I'm about to give a talk to a group of family/friend caregivers and decided to look back into this blog's history to see if there was anything I could include in my talk. I found the piece below. It took me back a year and a half ago when Richard, my sweetie, had open heart surgery and I went from being the designated patient to becoming his caregiver. I realized then that, if I could choose, I'd rather be the ill partner than the well caregiving partner having to watch my beloved suffer and be unable to make it all go away.
Caregivers
Over the past ten years, I have talked to many caretakers of ill partners. Many have been angelic; many have been depleted; all, in their own ways, are heroic. Here is a montage of what I have heard. I am interested in what you have to add from your experience
How profound and humbling and degrading to prepare bland, easily digestible foods and spoon feed them to your partner who on that day at that time is too weak or feverish or pained to be able to feed himself. To wipe the sweat from his face after rounds of chemo. To maneuver him into the shower and wash the urine that leaked down his legs from a bladder no longer control in his control. To run to his side when he calls out, fearing that, this time, something really bad happened.

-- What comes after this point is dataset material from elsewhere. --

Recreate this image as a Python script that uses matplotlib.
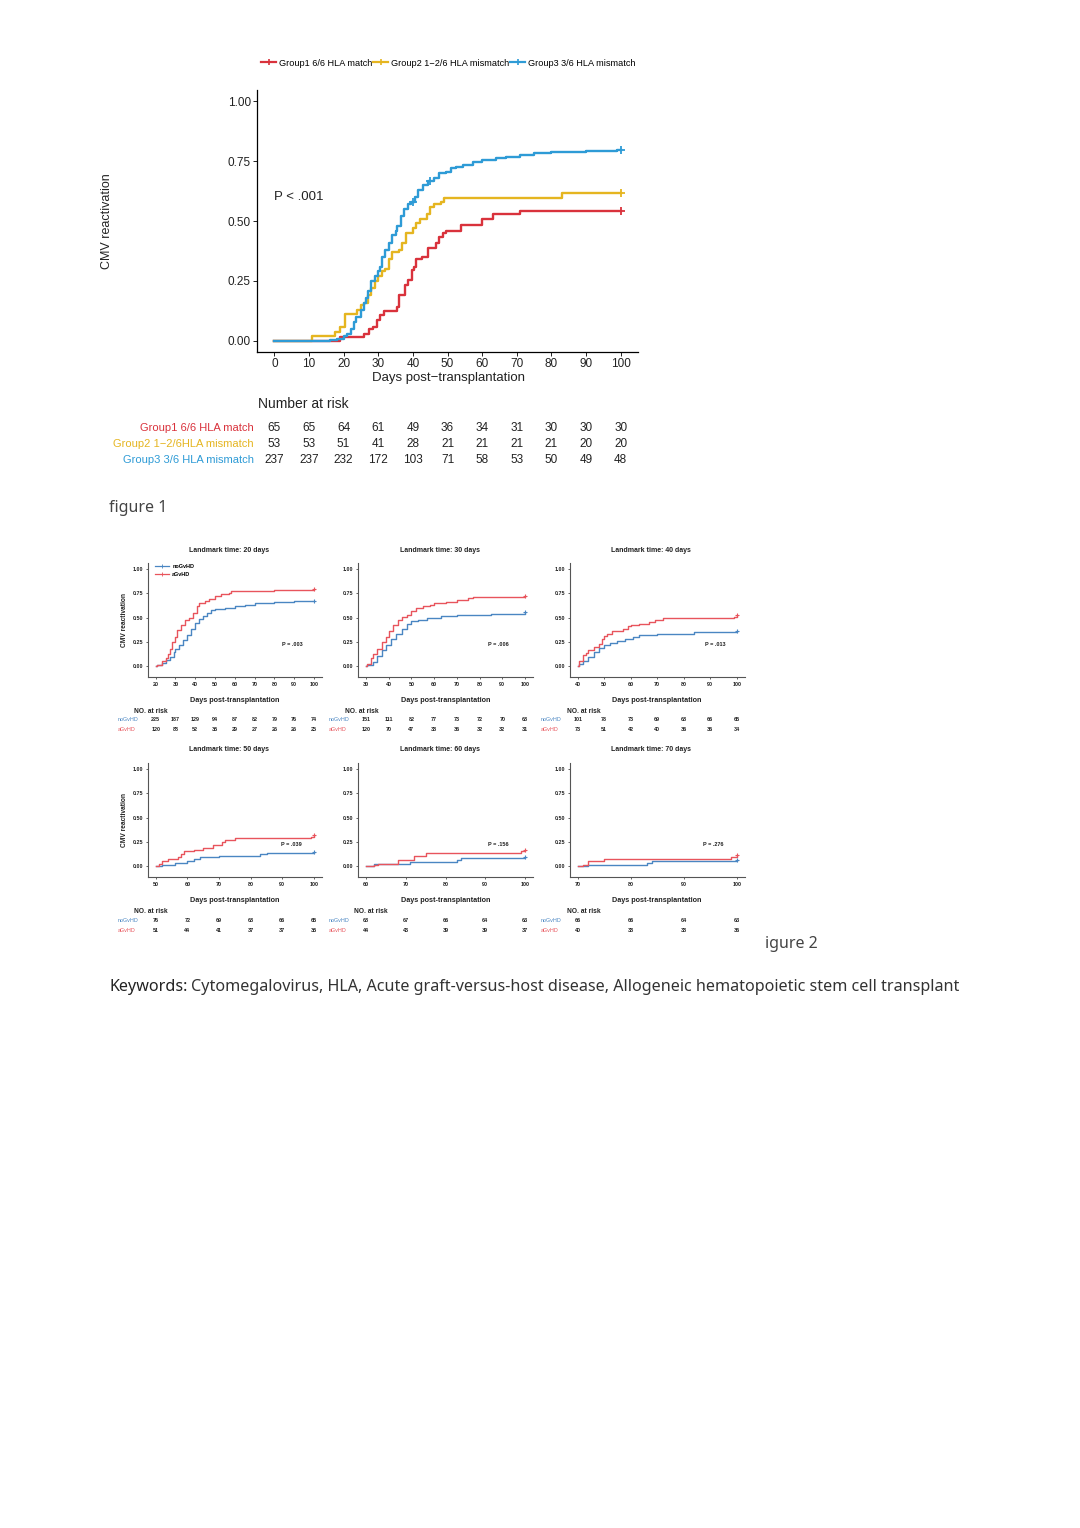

How sacred it feels to read aloud to him from his favorite novel until the strain etched in his face by pain slowly softens, and he slides into sleep. To hear him snore is the sweetest song.
How desperate and hopeful and tedious it feels to discuss endlessly the algorithms of treatment options. Should we (not you) stop this medication, which seems to be losing momentum, and switch to that medicine, which has untested side effects? Should we travel to Johns Hopkins or the Mayo Clinic or the Cleveland Clinic to see the specialist whose monograph on gene therapy or angiogenesis we stumbled across in one of hundreds of web searches? Would it be bad or good to combine acupuncture, Chinese herbs, and chemotherapy? How do we know whom to trust?
How rageful it is to lose the time you were supposed to have, the money that was to build a retirement cottage on the lake, the thousands of moments that were supposed to flow without constraint from one mindless activity to the next.
How tragic when your sacrifices are met with indifference, resentment, or manipulation. When family and community expect you to sacrifice endlessly for his comfort and safety. And when you berate yourself for an instance of selfishness, and eventually have been worn so thin that you can no longer distinguish between selfish and selfless.
How profoundly sweet it is to know that you are helping, you are making his life worth living, even though you can't make him well. You are making him better. How very special it is to have found that, through illness, you have been able to rediscover how much you truly love each other.